What’s hidden are stories of regular Kansans who have suffered inside the silence.

In the course of its investigation, The Star found that:

▪ Children known to the state’s Department for Children and Families suffer horrific abuse, while the agency cloaks its involvement with their cases, even shredding notes after meetings where children’s deaths are discussed, according to a former high-ranking DCF official. One grieving father told The Star he was pressured to sign a “gag order” days after his son was killed that would prevent him from discussing DCF’s role in the case. Even lawmakers trying to fix the troubled system say they cannot trust information coming from agency officials.

▪ In the past decade, more than 90 percent of the laws passed by the Kansas Legislature have come from anonymous authors. Kansans often had no way of knowing who was pushing which legislation and why, and the topics have included abortion, concealed weapons and school funding. Kansas is one of only a few states that allow the practice.

▪ When Kansas police shoot and kill someone, law enforcement agencies often escape scrutiny because they are allowed to provide scant details to the public. The release of body-cam video has become common practice around the country after several high-profile, police-involved shootings. But in Kansas, a new state law is one of the most restrictive in the nation, allowing agencies to shelve footage that could shed more light on controversial cases.

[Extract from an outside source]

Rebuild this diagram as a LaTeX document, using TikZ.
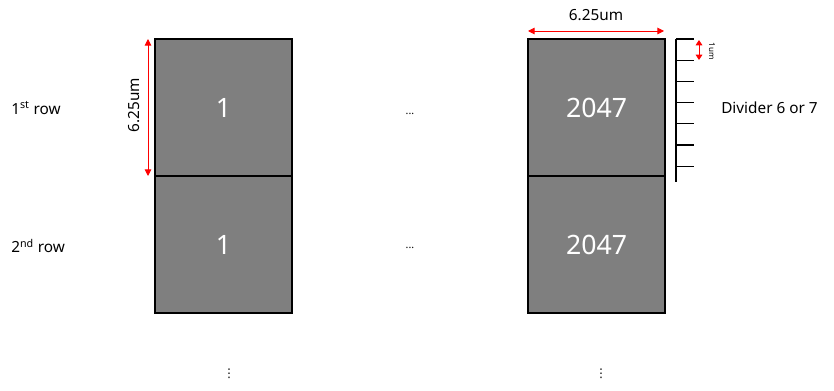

▪ Kansas became the first state to fully privatize Medicaid services in 2013, and now some caregivers for people with disabilities say they have been asked to sign off on blank treatment plans — without knowing what’s being provided. In some of those cases, caregivers later discovered their services had been dramatically cut.

The examples, when stitched together, form a quilt of secrecy that envelops much of state government.

“Damn,” said Bob Stephan, a Republican and four-time Kansas attorney general. “That causes me concern. It’s very disheartening. … It’s gone crazy.”

This whole story is incredibly depressing. Between the evisceration of public services in Kansas and Louisiana and the move toward dictatorship in North Carolina, the red states are no longer the laboratories of democracy but rather are the laboratories of kleptocracy.